As I’ve hinted, I think the conference suffered a bit from the dominance of the philosophers over the scientists, perhaps because most of the philosophers seemed unable (at least to me) to say anything in less than 15 minutes of monologue. That was off-putting to several of us scientists, who are used to having rapid, give-and-take conversations. And, if I can add another personal take, the philosophers seemed far more entrenched in their views than did the scientists (the exception was Steve Weinberg, who seemed pretty sure of himself, but I didn’t mind that since he seemed pretty correct in his views—except about free will!).
Another problem is that scientists like me are intimidated by philosophical jargon, and hence didn’t interrupt the monologues to ask for clarification for fear of looking stupid. I therefore spent a fair amount of time Googling stuff like “epistemology” and “ontology” (I can never get those terms straight since I rarely use them). Perhaps it would have been better had I been more willing to interrupt and ask for clarification, or if the moderators had asked people to explain what they were saying with less jargon. I think the jargon will be a problem when the discussions are finally put up on YouTube (they will be). As Sean said in his post:
We proceeded in the style of a family having a boisterous dinner together, with everyone speaking up whenever they had something to say. It worked quite well, but it might have worked even better if the course of the dialogue had funneled through a central person. Janna Levin, who also recognized this tendency, served as the moderator for the very last session, and I thought it was the best-run of them all.
I agree with that; Janna did a great job.

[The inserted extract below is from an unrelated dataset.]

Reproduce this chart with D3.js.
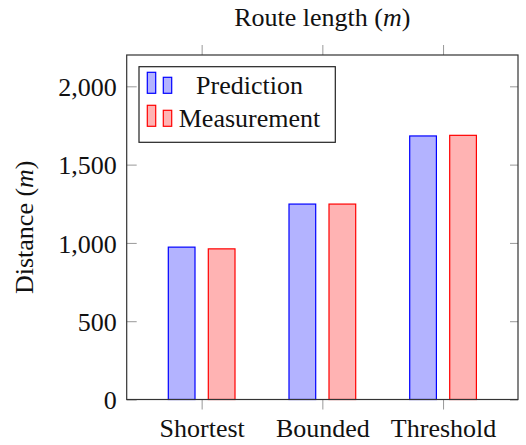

The last session of Day Two involved a discussion of representation and “aboutness” (what it means for one thing to be about something else, and how in the world such a thing can come into existence naturally). It was the only time, I think, when a subgroup of the table ran off into a technical area and left others behind; in particular, the philosophers were hashing out issues of extreme importance to them. As a result, several of the philosophers said that it was their favorite part of the workshop, while most of the scientists were lost. Maybe it’s okay to allow that more focused kind of discussion as a rare event, but I would have liked to wrangle it in such a way that everyone was equally present.
Yes, I didn’t understand a word of that discussion and eventually tuned out.
But, as I’ve said, the meeting enabled all of us to make contacts—indeed, friends—with lots of intellectual confrères, and that, in the end, may be the most valuable thing of all, for those contacts will, I’m confident, move naturalism forward.